Employers should not see training cutbacks as a good way of saving money during the economic downturn.
NCE reports.

At times of recession and cutbacks the first things to go are the tea-lady, advertising and training. But why is this?
Benefits of such services are difficult to quantify accurately - so, very rarely does an organisation bother to try to evaluate it.

Some experts say “if you cannot measure it, you can’t manage it”.

Many organisations do not have in place even the most rudimentary metrics to make a starting point assessment of the current benefit of each.

Key factors

Consequently, making a projection about the impact of disposing of or cutting back on them is impossible.
With training it has been suggested that to be able to evaluate the benefit, the following are key factors:

  • acquiring knowledge followed by comprehension leading to application - the ability to apply both the knowledge and the understanding
  • meaningful analysis (breaking down into constituent parts)
  • synthesis (putting back together in a more effective and targeted way)
  • evaluation or effective problem solving

So the starting point is, “How much do you know now - before the training?” Without that, the rest is only ‘accidentally’ achieved.

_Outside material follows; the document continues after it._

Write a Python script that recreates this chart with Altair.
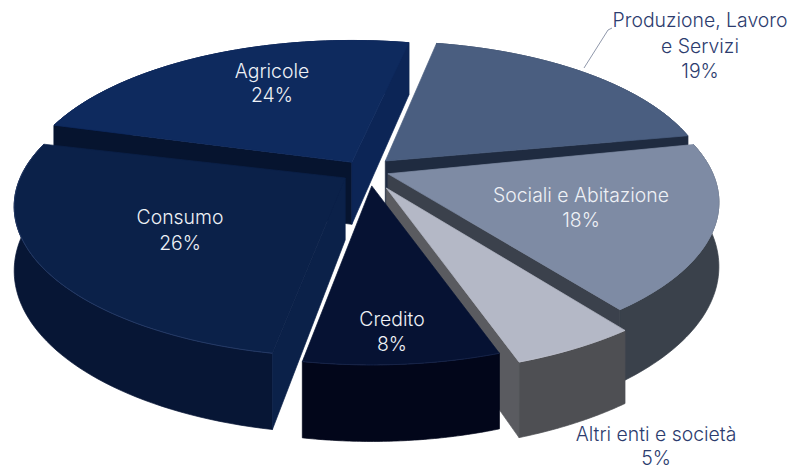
import numpy as np
import altair as alt

# ---- chart values
categories = ["Produzione, Lavoro e Servizi", "Sociali e Abitazione", "Altri enti e società",
              "Credito", "Consumo", "Agricole"]
shares = [19, 18, 5, 8, 26, 24]
label_lines = [["Produzione, Lavoro", "e Servizi", "19%"], ["Sociali e Abitazione", "18%"],
               ["Altri enti e società", "5%"], ["Credito", "8%"], ["Consumo", "26%"], ["Agricole", "24%"]]

# ---- styling
explode = [0.088, 0.075, 0.14, 0.11, 0.076, 0.078]
radius = [0.98, 1.0, 1.04, 1.0, 1.0, 1.0]
rotate = [0, -1.5, -1, -1, -0.5, 1]
nudge_x = [0, 0, 0, 4, 1, 0]
nudge_y = [0, 0, 0, 0, 2, 2]
top_col = ["#4a5e80", "#7e8ba4", "#b4b8c6", "#061233", "#0b2149", "#0e2a5e"]
side_col = ["#2a3750", "#3a414b", "#4e4f53", "#02061a", "#071635", "#0a1f47"]
start_cut = ["#2a3750", "#3b414c", "#5a5b60", "#061233", "#0b2149", "#06142f"]
end_cut = ["#1f2b40", "#3b414c", "#5a5b60", "#061233", "#0c2350", "#0c2556"]
rim_col = ["#4a5e80", "#7e8ba4", "#c0c3cf", "#1c2a50", "#2c4270", "#0e2a5e"]
label_x = [700, 581, 656, 392, 180, 272]
label_y = [[21, 47, 72], [196, 221], [435, 459], [320, 345], [218, 244], [72, 96]]
label_col = ["#2c3c6e", "#eef1f6", "#2c3c6e", "#eef1f6", "#eef1f6", "#eef1f6"]
draw_order = [5, 0, 1, 4, 2, 3]
START, S, SB, K, H = 11.0, 325.0, 145.0, 0.19, 62.0
CX, CY = 365.0, 170.0


def proj(x, z):
    w = 1.0 / (1.0 + K * np.asarray(z))
    return S * np.asarray(x) * w, -SB * np.asarray(z) * w, w


cum = np.concatenate([[0], np.cumsum(shares)]) / sum(shares) * 360.0 + START
features = []


def add(coords, fill, stroke=None, kind="Polygon"):
    pts = [[float(a), float(b)] for a, b in coords]
    if kind == "Polygon":
        pts = pts + [pts[0]]
        geom = {"type": "Polygon", "coordinates": [pts]}
    else:
        geom = {"type": "LineString", "coordinates": pts}
    features.append({"type": "Feature", "geometry": geom,
                     "properties": {"fill": fill if kind == "Polygon" else "transparent",
                                    "stroke": stroke or fill}})


for i in draw_order:
    a, b = np.radians(cum[i] + rotate[i]), np.radians(cum[i + 1] + rotate[i])
    mid = (a + b) / 2
    ax = CX + S * explode[i] * np.sin(mid) + nudge_x[i]
    ay = CY - SB * explode[i] * np.cos(mid) + nudge_y[i]
    t = np.linspace(a, b, 60)
    rx, ry, rw = proj(np.sin(t), np.cos(t))
    rim = np.column_stack([ax + radius[i] * rx, ay + radius[i] * ry])
    low = np.column_stack([rim[:, 0], rim[:, 1] + H * rw])
    apex, apex_low = (ax, ay), (ax, ay + H)
    add(list(rim) + list(low[::-1]), side_col[i])
    # a cut face shows only when its outward normal points towards the viewer
    if np.cos(a - np.pi / 2) < 0:
        add([apex, rim[0], low[0], apex_low], start_cut[i])
    if np.cos(b + np.pi / 2) < 0:
        add([apex, rim[-1], low[-1], apex_low], end_cut[i])
    add([apex] + list(rim), top_col[i])
    add(rim, None, rim_col[i], kind="LineString")

add([(584, 68), (608, 30), (612, 28)], None, "#5f6a85", kind="LineString")

text_rows = []
for lines, x, ys, col in zip(label_lines, label_x, label_y, label_col):
    for line, y in zip(lines, ys):
        text_rows.append({"t": line, "lon": x, "lat": y, "c": col})

proj_args = dict(type="identity", scale=1, translate=[-8, -8])

shapes = alt.Chart(alt.Data(values=features)).mark_geoshape(strokeWidth=0.7).encode(
    fill=alt.Fill("properties.fill:N", scale=None),
    stroke=alt.Stroke("properties.stroke:N", scale=None),
).project(**proj_args)

texts = alt.Chart(alt.Data(values=text_rows)).mark_text(
    font="Inter", fontSize=19.4, fontWeight=300, baseline="middle", align="center"
).encode(
    longitude="lon:Q", latitude="lat:Q", text="t:N", color=alt.Color("c:N", scale=None)
).project(**proj_args)

chart = alt.layer(shapes, texts).properties(
    width=781, height=462, padding=0, autosize=alt.AutoSizeParams(type="none")
).configure_view(stroke=None)

chart.save("out.html", embed_options={"renderer": "svg", "actions": False})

The situation is further confused by a lack of clear appreciation of what the training is intended to achieve.

Training firm Symmons Madge Associates says that whenever possible and practical, it asks that a tutor for an in-house course liaises with the person who actually wanted or promoted it - which very often is not the person who has booked the course.

“More enlightened organisations appreciate that it is not a case of ‘can’t afford to train’, but ‘can’t afford not to train’”

 

This is not so easy to achieve with the firm’s Training Centre courses. In this case, Symmons Madge sends to each delegate a “Delegate Pre-course Information Form”.

Two benefits

This has two benefits - it ensures the tutor is aware of any particular aspects to be covered and also identifies whether there is a mis-match between the delegate’s perception of the course and the intended content.

The key to establishing the benefit is to begin with an initial delegate self-assessment, then at the end of the course to carry out a similar assessment.

A comparison of the two, when conveyed to both the delegate and the employer, gives a tangible indication of the course’s value.

Heightened delegate attention

These two assessments heighten the attention and involvement of the delegates. How many of us can remember our attitude to those modules at college and university which did not have an “examination” compared with those that did?

Many organisations have reduced or curtailed more formal training and staff development.

On a positive note, others such as Arup, Jacobs, Kier, Ramboll, Royal Haskoning & Skanska, clearly appreciate that one of the differences between themselves and their competitors is the quality of the knowledge and skill of their staff.

As a result, these far-sighted organisations have continued and in some cases increased their commitment to ongoing formal staff training and development during this challenging period, so they can reap future benefits.

The more enlightened organisations appreciate that it is not a case of can’t afford to train, but can’t afford not to train.